Patriot Scientific said last week it has received a total of $24 million from the MMP licensing agreements with Intel, AMD and H-P.

Mac Leckrone, Alliacense president, said through a statement Wednesday that the spectrum of system-level digital products exploiting MMP design techniques is extensive. He said products ranging from televisions, digital cameras and portable music players to servers, medical equipment and automotive electronics systems are all designed with multiple semiconductor devices that use MMP portfolio technologies.

"Our Licensing Program rewards first movers in their industry sectors with substantial discounts," Leckrone said "By design, our licensing structure enables nimble and forward-thinking system manufacturers to disadvantage their competitors."

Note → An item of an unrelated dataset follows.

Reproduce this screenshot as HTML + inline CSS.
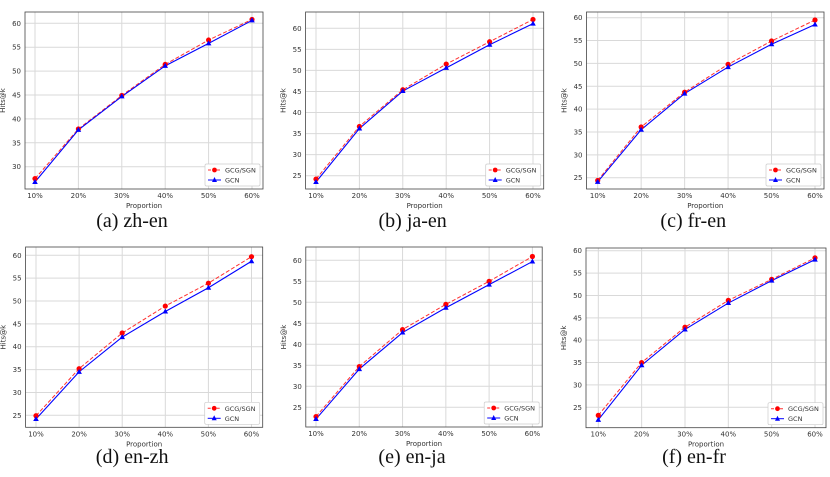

Patriot and TPL came together in June 2005 to settle a long-standing patent dispute so they could jointly pursue licensing revenue from third parties. The TPL Group (Cupertino, Calif.) has been granted full responsibility and authority for the commercialization and licensing of a unified portfolio of 10 patents.

Prior to the Patriot-TPL agreement, Patriot had been prosecuting litigation against major Japanese systems companies for alleged patent infringement — including Fujitsu — without success. TPL, which assumed responsibility for pursuing litigation on behalf of both companies following the agreement, filed a patent infringement suit alleging against Fujitsu and other Japanese companies last October.

Leckrone said Alliacense has contacted hundreds of system manufacturers around the globe and claimed that competition for early licensing berths in key market sectors has become intense.

"Once digital hardware vendors recognize their broad reliance on the intellectual property protected by the MMP Portfolio, they appreciate the critical need to secure continued access to the fundamental MMP technologies," Leckrone said.

The MMP portfolio is named after inventor Charles H. Moore, chief technology officer of TPL Group, who is known for inventing the Forth software programming language and for his work in the 1980s on stack-based microprocessors.